[Aim of the exercise] Your answer should be a single number: the count of lines containing "size".

[Stored data]
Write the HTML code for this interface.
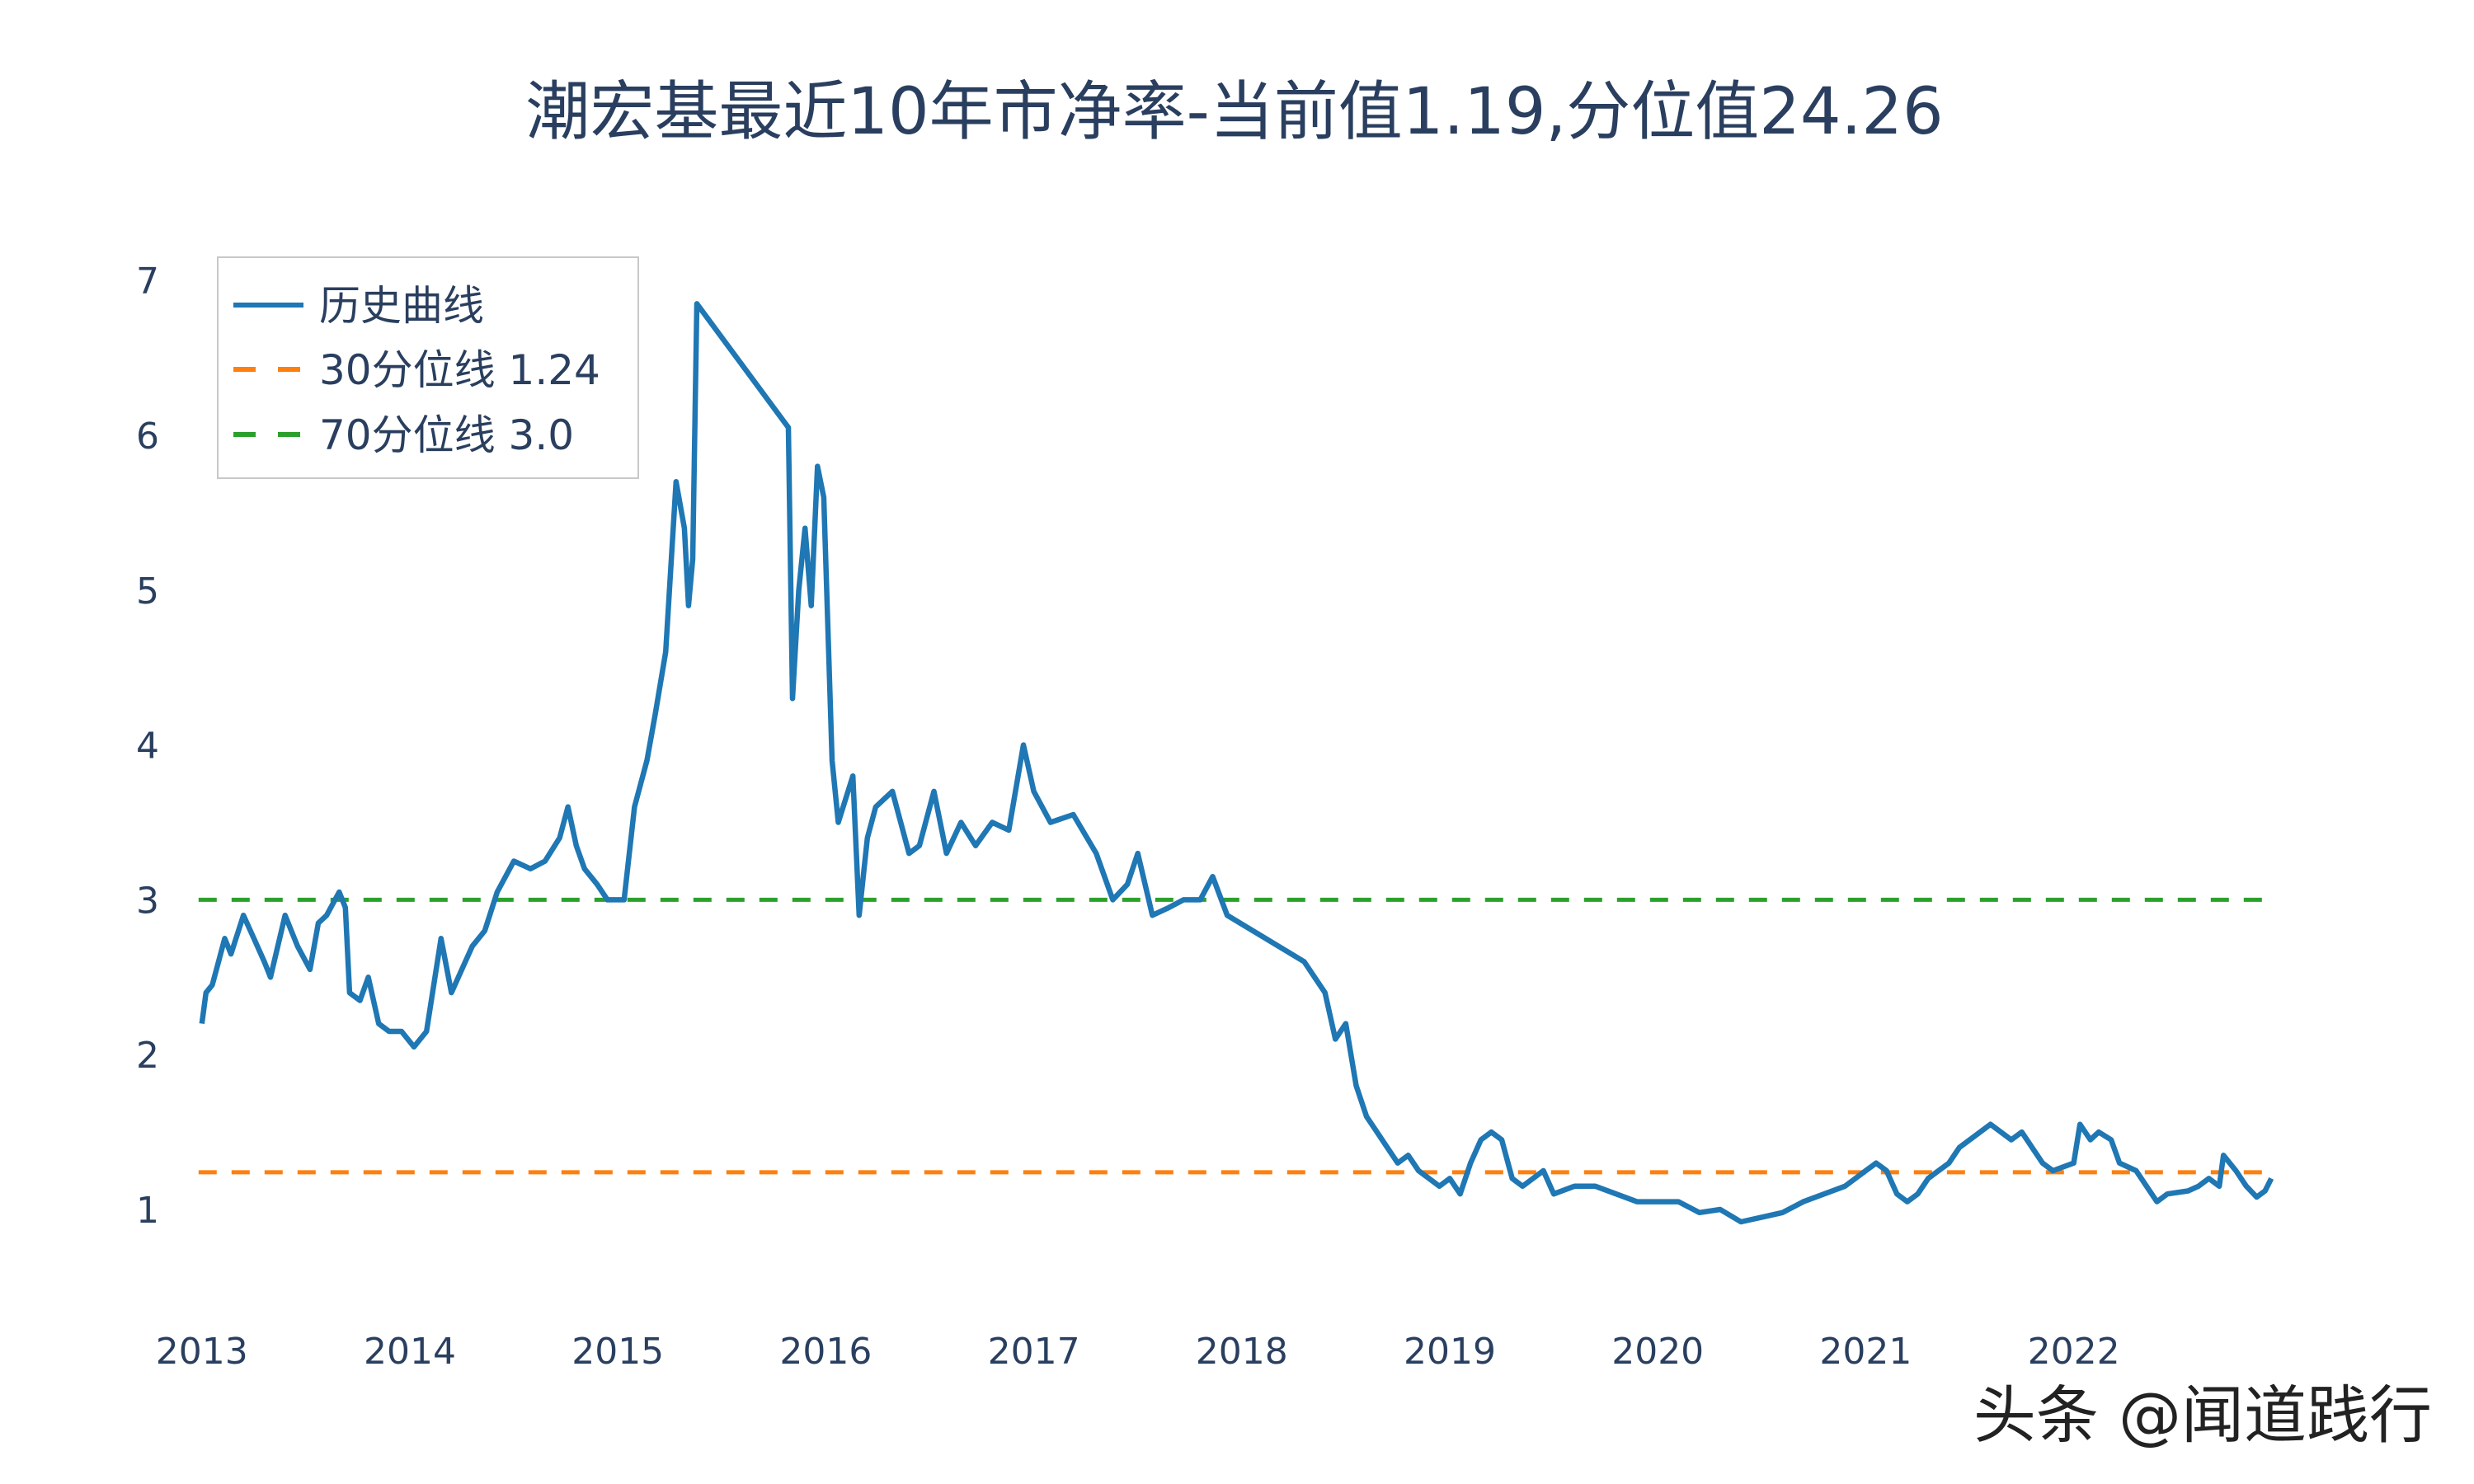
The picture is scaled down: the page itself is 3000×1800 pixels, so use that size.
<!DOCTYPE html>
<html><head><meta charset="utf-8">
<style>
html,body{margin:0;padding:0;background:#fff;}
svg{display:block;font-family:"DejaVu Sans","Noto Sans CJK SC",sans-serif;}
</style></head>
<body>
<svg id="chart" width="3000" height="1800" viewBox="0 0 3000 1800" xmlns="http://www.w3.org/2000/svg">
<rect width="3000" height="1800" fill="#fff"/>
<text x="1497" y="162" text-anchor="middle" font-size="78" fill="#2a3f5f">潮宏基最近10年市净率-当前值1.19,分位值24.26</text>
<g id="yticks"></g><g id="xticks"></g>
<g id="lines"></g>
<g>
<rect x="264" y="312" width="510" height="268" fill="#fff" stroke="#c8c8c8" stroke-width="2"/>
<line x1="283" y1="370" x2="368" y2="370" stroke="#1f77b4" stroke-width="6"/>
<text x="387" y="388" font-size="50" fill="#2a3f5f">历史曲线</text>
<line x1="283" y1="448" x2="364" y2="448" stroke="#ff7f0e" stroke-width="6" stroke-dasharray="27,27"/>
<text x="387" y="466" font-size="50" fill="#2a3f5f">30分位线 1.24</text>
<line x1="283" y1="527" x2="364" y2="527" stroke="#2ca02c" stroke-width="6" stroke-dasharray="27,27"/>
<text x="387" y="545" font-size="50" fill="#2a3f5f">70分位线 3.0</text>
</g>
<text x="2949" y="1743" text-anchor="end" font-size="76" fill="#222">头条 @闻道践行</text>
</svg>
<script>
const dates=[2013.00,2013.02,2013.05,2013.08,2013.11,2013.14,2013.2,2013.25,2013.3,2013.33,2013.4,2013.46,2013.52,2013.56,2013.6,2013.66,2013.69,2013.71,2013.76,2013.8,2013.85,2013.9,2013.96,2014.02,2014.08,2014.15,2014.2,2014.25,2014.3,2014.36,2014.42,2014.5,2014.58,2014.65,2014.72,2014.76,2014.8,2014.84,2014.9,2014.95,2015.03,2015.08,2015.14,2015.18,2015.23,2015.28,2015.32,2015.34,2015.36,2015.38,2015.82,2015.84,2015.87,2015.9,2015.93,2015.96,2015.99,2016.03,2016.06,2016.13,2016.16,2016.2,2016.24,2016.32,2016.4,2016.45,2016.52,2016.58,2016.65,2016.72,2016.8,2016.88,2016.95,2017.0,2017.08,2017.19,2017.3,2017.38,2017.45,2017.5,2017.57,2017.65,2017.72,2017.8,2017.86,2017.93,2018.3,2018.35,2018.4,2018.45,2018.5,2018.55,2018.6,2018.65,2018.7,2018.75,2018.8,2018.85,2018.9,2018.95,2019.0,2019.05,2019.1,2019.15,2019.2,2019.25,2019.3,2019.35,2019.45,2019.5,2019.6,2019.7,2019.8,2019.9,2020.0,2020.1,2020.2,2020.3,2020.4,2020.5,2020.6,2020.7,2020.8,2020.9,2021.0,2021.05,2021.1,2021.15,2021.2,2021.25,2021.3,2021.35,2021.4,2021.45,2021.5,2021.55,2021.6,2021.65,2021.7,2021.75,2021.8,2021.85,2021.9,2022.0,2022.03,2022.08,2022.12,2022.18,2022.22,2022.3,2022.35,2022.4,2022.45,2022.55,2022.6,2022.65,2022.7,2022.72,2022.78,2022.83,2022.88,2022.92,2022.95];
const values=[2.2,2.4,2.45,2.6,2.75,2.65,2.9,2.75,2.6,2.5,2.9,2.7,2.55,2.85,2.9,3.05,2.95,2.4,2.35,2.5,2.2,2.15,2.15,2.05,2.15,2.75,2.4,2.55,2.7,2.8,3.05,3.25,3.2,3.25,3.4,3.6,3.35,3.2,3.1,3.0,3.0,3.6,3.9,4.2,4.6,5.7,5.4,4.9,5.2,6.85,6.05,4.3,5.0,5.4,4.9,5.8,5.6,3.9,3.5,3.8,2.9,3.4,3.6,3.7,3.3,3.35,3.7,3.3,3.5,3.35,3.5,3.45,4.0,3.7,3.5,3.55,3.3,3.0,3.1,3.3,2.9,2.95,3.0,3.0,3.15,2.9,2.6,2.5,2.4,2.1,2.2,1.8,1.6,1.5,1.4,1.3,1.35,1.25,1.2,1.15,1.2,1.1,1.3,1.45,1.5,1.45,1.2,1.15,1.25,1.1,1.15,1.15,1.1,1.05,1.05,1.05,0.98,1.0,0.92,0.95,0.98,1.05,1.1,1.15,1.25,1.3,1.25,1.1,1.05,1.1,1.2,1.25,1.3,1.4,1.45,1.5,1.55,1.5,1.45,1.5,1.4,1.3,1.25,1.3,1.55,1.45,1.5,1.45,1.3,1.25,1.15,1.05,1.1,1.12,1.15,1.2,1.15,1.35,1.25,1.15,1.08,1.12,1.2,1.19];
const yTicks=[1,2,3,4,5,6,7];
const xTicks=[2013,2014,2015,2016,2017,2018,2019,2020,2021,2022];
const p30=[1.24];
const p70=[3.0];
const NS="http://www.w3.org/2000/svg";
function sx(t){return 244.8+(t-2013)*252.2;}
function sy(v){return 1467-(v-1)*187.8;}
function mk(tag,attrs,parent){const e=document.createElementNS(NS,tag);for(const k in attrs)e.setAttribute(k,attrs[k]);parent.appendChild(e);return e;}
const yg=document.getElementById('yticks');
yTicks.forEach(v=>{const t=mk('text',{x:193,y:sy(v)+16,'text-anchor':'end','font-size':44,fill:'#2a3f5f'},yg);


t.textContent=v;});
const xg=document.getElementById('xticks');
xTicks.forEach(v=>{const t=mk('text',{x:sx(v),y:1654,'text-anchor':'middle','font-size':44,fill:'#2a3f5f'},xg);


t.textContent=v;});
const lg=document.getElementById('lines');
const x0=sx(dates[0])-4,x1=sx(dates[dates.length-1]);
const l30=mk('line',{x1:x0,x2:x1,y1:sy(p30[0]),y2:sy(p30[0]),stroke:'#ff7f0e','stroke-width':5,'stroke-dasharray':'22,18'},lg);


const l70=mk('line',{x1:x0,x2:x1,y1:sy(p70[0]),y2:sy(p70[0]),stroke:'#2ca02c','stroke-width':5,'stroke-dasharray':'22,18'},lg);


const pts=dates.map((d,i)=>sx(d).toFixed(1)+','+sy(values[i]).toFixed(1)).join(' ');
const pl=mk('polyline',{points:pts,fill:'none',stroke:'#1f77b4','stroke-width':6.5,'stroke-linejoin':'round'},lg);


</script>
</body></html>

[Task answer] 8